Does anyone know yet what the release dates will be for Atari Mania and Atari 50th?

 

Besides coming into the thread to ask that, let me say I haven't read all the posts yet or listened to the link, but this seems to be a great dissection of the whole rights issue. I definitely understand why this has to limit things, but I have to say, it sure does make enjoying this hobby difficult. 

 

What's too bad, as per the previous post, is that the license holders want to be paid for their product...and I take that to mean paid in advance. If Atari could convince the holders to accept royalty payments without an advance, or perhaps a very nominal one, then we might be in business with more games. 

 

In terms of tracking down rights holders...actually, that could be difficult, although I do express that frustration as well at times. I'm assuming many of these rights may have been traded away. Think of music publishing...nowadays investment companies are buying many holders out.
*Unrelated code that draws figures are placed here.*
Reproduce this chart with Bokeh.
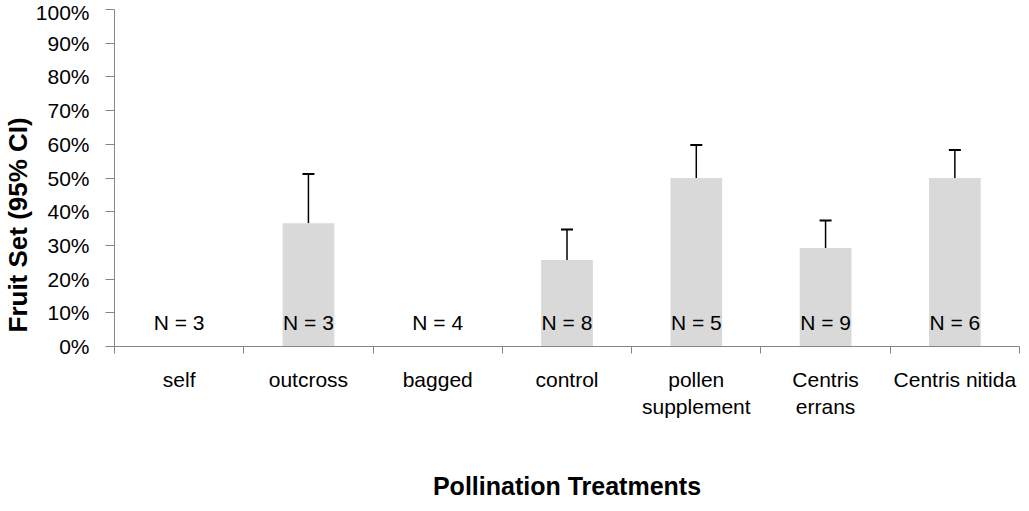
import numpy as np
from bokeh.plotting import figure
from bokeh.models import (ColumnDataSource, Range1d, FixedTicker, NumeralTickFormatter,
                          Whisker, TeeHead, Title)
from bokeh.core.properties import value
from bokeh.embed import file_html
from bokeh.resources import INLINE

categories = ["self", "outcross", "bagged", "control", "pollen\nsupplement",
              "Centris\nerrans", "Centris nitida"]
fruit_set = [0.0, 0.366, 0.0, 0.257, 0.50, 0.292, 0.50]
ci_upper = [0.0, 0.512, 0.0, 0.347, 0.598, 0.374, 0.583]
n_labels = ["N = 3", "N = 3", "N = 4", "N = 8", "N = 5", "N = 9", "N = 6"]
y_ticks = [0.0, 0.1, 0.2, 0.3, 0.4, 0.5, 0.6, 0.7, 0.8, 0.9, 1.0]

FONT = "Liberation Sans"
GRAY = "#868686"

xpos = np.arange(len(categories)) + 0.5
has_err = [u > v for u, v in zip(ci_upper, fruit_set)]

src = ColumnDataSource(dict(x=xpos, top=fruit_set, n=n_labels, zero=[0.0] * len(categories)))
err_src = ColumnDataSource(dict(
    x=[x for x, h in zip(xpos, has_err) if h],
    lower=[v for v, h in zip(fruit_set, has_err) if h],
    upper=[u for u, h in zip(ci_upper, has_err) if h],
))

p = figure(width=1021, height=503, output_backend="svg", toolbar_location=None,
           x_range=Range1d(0, len(categories)), y_range=Range1d(0, 1),
           min_border_left=112, min_border_right=2, min_border_top=9, min_border_bottom=154)
p.outline_line_color = None
p.grid.visible = False
p.background_fill_color = "white"
p.border_fill_color = "white"

p.vbar(x="x", top="top", bottom=0, width=0.4, source=src,
       fill_color="#d9d9d9", line_color=None)

w = Whisker(base="x", lower="lower", upper="upper", source=err_src, dimension="height",
            line_color="black", line_width=1.5,
            upper_head=TeeHead(size=12, line_color="black", line_width=2),
            lower_head=None)
p.add_layout(w)

p.text(x="x", y="zero", text="n", source=src, y_offset=-24,
       text_align="center", text_baseline="middle",
       text_font=value(FONT), text_font_size="21px", text_color="black")

# y axis
ya = p.yaxis[0]
ya.ticker = FixedTicker(ticks=y_ticks)
ya.formatter = NumeralTickFormatter(format="0%")
ya.axis_line_color = GRAY
ya.major_tick_line_color = GRAY
ya.major_tick_out = 9
ya.major_tick_in = 0
ya.minor_tick_line_color = None
ya.major_label_text_font = FONT
ya.major_label_text_font_size = "21px"
ya.major_label_text_color = "black"
ya.major_label_standoff = 16

# x axis
xa = p.xaxis[0]
xa.ticker = FixedTicker(ticks=list(xpos), minor_ticks=list(range(len(categories) + 1)))
xa.major_label_overrides = {float(x): c for x, c in zip(xpos, categories)}
xa.axis_line_color = GRAY
xa.major_tick_line_color = None
xa.major_tick_out = 0
xa.major_tick_in = 0
xa.minor_tick_line_color = GRAY
xa.minor_tick_out = 7
xa.minor_tick_in = 0
xa.major_label_text_font = FONT
xa.major_label_text_font_size = "21px"
xa.major_label_text_color = "black"
xa.major_label_standoff = 14
xa.axis_label = "Pollination Treatments"
xa.axis_label_text_font = FONT
xa.axis_label_text_font_style = "bold"
xa.axis_label_text_font_size = "25px"
xa.axis_label_text_line_height = 1.0
xa.axis_label_text_color = "black"
xa.axis_label_standoff = 51

ytitle = Title(text="Fruit Set (95% CI)", align="left", offset=14, standoff=0,
               text_font=FONT, text_font_style="bold", text_font_size="26px",
               text_line_height=1.0, text_color="black")
p.add_layout(ytitle, "left")

open("out.html", "w").write(file_html(p, INLINE))
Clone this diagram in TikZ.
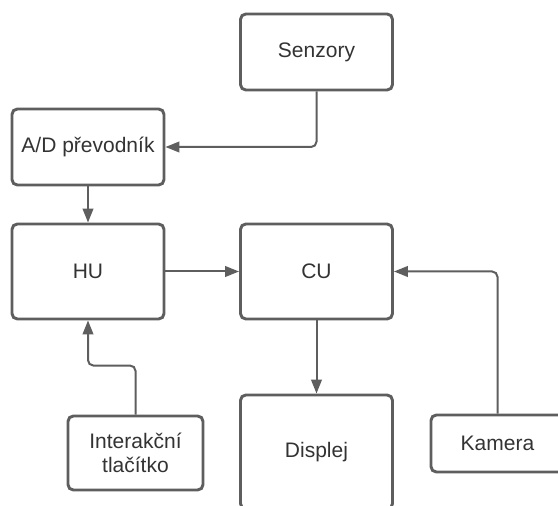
\documentclass[tikz,border=0pt]{standalone}
\usepackage{fontspec}
\setmainfont{Liberation Sans}
\usetikzlibrary{arrows.meta}
\definecolor{linegray}{RGB}{94,94,94}
\definecolor{textgray}{RGB}{51,51,51}

\begin{document}
\begin{tikzpicture}[x=0.75pt,y=-0.75pt,
box/.style={draw=linegray, line width=2.2pt, rounded corners=4pt, fill=white,
  text=textgray, align=center, font=\fontsize{15.75}{18}\selectfont, inner sep=0pt},
arr/.style={draw=linegray, line width=1.5pt, rounded corners=4pt,
  -{Triangle[length=10.5pt,width=8pt]}}]
\clip (0,0) rectangle (558,506);
\node[box, minimum width=114pt, minimum height=57pt] (senz) at (316.5,52) {Senzory};
\node[box, minimum width=114pt, minimum height=57pt] (ad) at (88,147) {A/D převodník};
\node[box, minimum width=114pt, minimum height=71.25pt] (hu) at (88,271.5) {HU};
\node[box, minimum width=114pt, minimum height=71.25pt] (cu) at (316.5,271.5) {CU};
\node[box, minimum width=114pt, minimum height=85.5pt] (disp) at (316.5,452) {Displej};
\node[box, minimum width=101.25pt, minimum height=55.5pt] (btn) at (135.5,453) {Interakční\\tlačítko};
\node[box, minimum width=99.75pt, minimum height=42.75pt] (kam) at (497.5,443.5) {Kamera};

\draw[arr] (senz.south) |- (ad.east);
\draw[arr] (ad.south) -- (hu.north);
\draw[arr] (hu.east) -- (cu.west);
\draw[arr] (cu.south) -- (disp.north);
\draw[arr] (kam.north) |- (cu.east);
\draw[arr] (btn.north) -- ++(0,-49) -| (hu.south);
\end{tikzpicture}
\end{document}
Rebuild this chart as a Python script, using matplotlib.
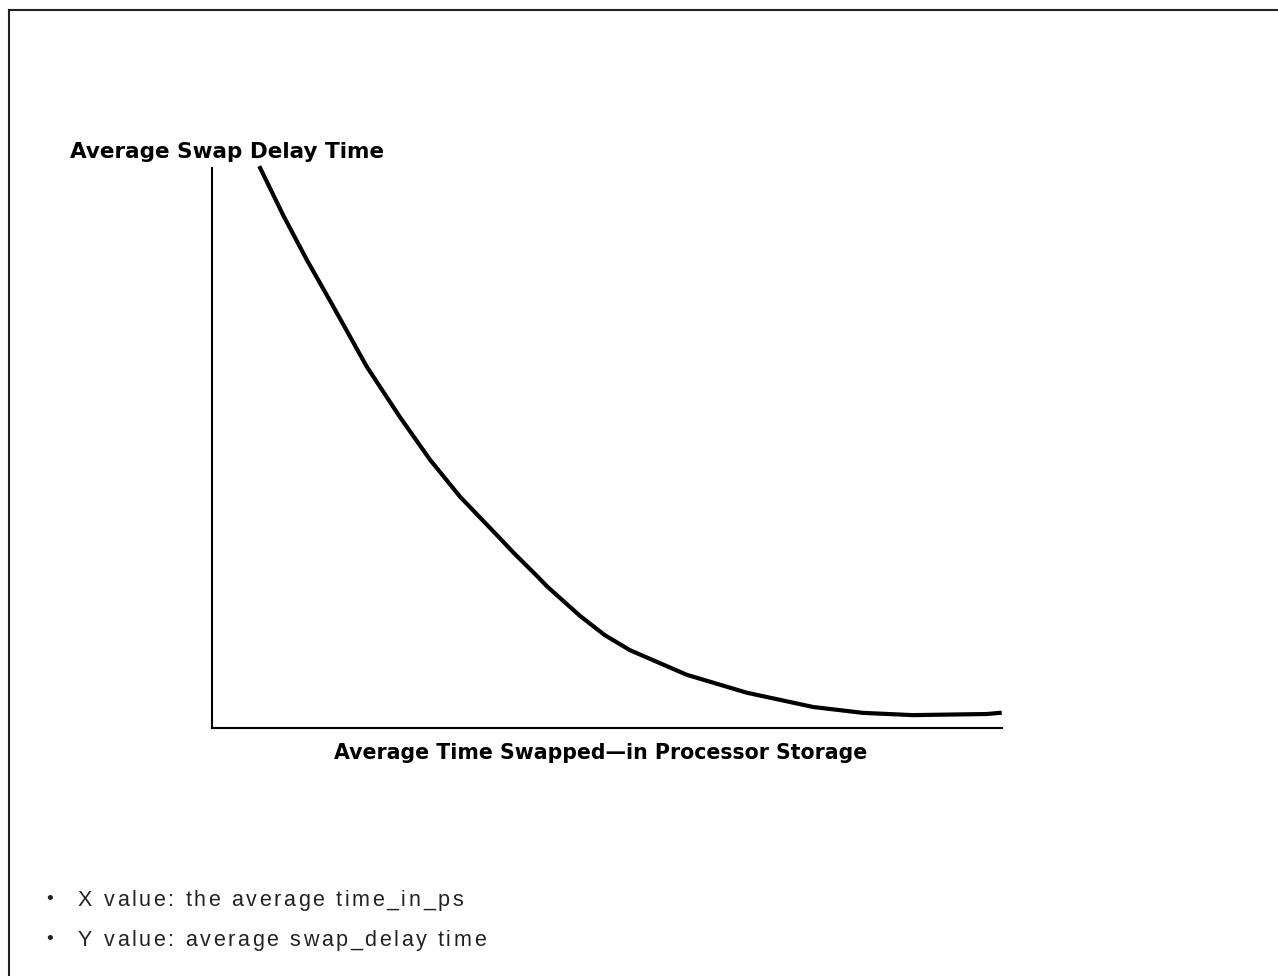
import matplotlib
matplotlib.use("Agg")
import matplotlib.pyplot as plt
from matplotlib.lines import Line2D

# Data (arbitrary units)
time_swapped_in = [6.1, 9.0, 12.0, 14.9, 19.6, 23.8, 27.6, 31.4, 36.5, 38.1,
                   41.1, 42.4, 46.6, 49.7, 52.9, 60.1, 67.7, 76.1, 82.4, 88.7,
                   98.1, 99.7]
swap_delay = [100.0, 91.6, 83.6, 76.4, 64.5, 55.5, 47.9, 41.3, 33.8, 31.4,
              27.2, 25.3, 20.0, 16.6, 13.9, 9.5, 6.3, 3.75, 2.7, 2.3,
              2.5, 2.7]

y_title = "Average Swap Delay Time"
x_title = "Average Time Swapped\u2014in Processor Storage"
notes = ["X value: the average time_in_ps", "Y value: average swap_delay time"]

W, H = 1278, 976
fig = plt.figure(figsize=(W / 100, H / 100), dpi=100)

def fx(px):
    return px / W

def fy(py):
    return 1 - py / H

# axes region in pixels: x 212..1002, y 168..728
ax = fig.add_axes([fx(212), fy(728), fx(1002) - fx(212), fy(168) - fy(728)])
ax.plot(time_swapped_in, swap_delay, color="black", lw=3.0, clip_on=False,
        solid_joinstyle="round")
ax.set_xlim(0, 100)
ax.set_ylim(0, 100)
ax.spines["top"].set_visible(False)
ax.spines["right"].set_visible(False)
for s in ("left", "bottom"):
    ax.spines[s].set_linewidth(1.5)
ax.set_xticks([])
ax.set_yticks([])

fig.text(fx(70), fy(152), y_title, ha="left", va="center",
         fontsize=15.5, fontweight="bold", family="DejaVu Sans")
fig.text(fx(601), fy(753), x_title, ha="center", va="center",
         fontsize=14.8, fontweight="bold", family="DejaVu Sans")

fig.canvas.draw()
renderer = fig.canvas.get_renderer()

def tracked_text(x0, y0, s, tracking, **kw):
    """Draw s starting at pixel x0 with extra spacing (pixels) between chars."""
    probe = fig.text(0, 0, "n n", **kw)
    probe2 = fig.text(0, 0, "nn", **kw)
    space_w = (probe.get_window_extent(renderer).width
               - probe2.get_window_extent(renderer).width)
    probe.remove()
    probe2.remove()
    x = x0
    for ch in s:
        if ch == " ":
            w = space_w
        else:
            t = fig.text(fx(x), fy(y0), ch, ha="left", va="baseline", **kw)
            w = t.get_window_extent(renderer).width
        x += w + tracking

note_kw = dict(fontsize=15.5, family="Liberation Sans", color="#222222")
for i, t in enumerate(notes):
    base = 906 + 40 * i
    fig.text(fx(46), fy(base - 7), "\u2022", ha="left", va="center",
             fontsize=14, family="Liberation Sans", color="#222222")
    tracked_text(78, base, t, 2.6, **note_kw)

# outer frame (top and left)
fig.add_artist(Line2D([fx(9), 1.0], [fy(10), fy(10)], color="#222222", lw=1.5,
                      transform=fig.transFigure))
fig.add_artist(Line2D([fx(9), fx(9)], [fy(10), 0.0], color="#222222", lw=1.5,
                      transform=fig.transFigure))

fig.savefig("out.png", dpi=100)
Perhaps some of these games belong to hedge funds or other entities similar to patent holders...and that's maybe why Atari has to be cautious, considering some of these business models may have litigation strategies built in (who knows who owns the rights to Grandpa, for instance, the estate could have sold that away; and I have to say as an aside, seriously in fact, if any lobbying with Rob Zombie, a noted Munsters fan, would help in getting this game released on a compilation someday; one would have to think someone like him is aware of the title, although certainly not a given). 

 

If Warner Interactive owns some rights, given that that company post its merger with Discovery is looking to cut costs any way it can and perhaps monetize whatever it can to attack debt levels, then maybe now would be a good time to do some negotiation to buy rights back or to do some innovative licensing deals. No, that wouldn't pay down billions in debt, but it might help to catalyze something.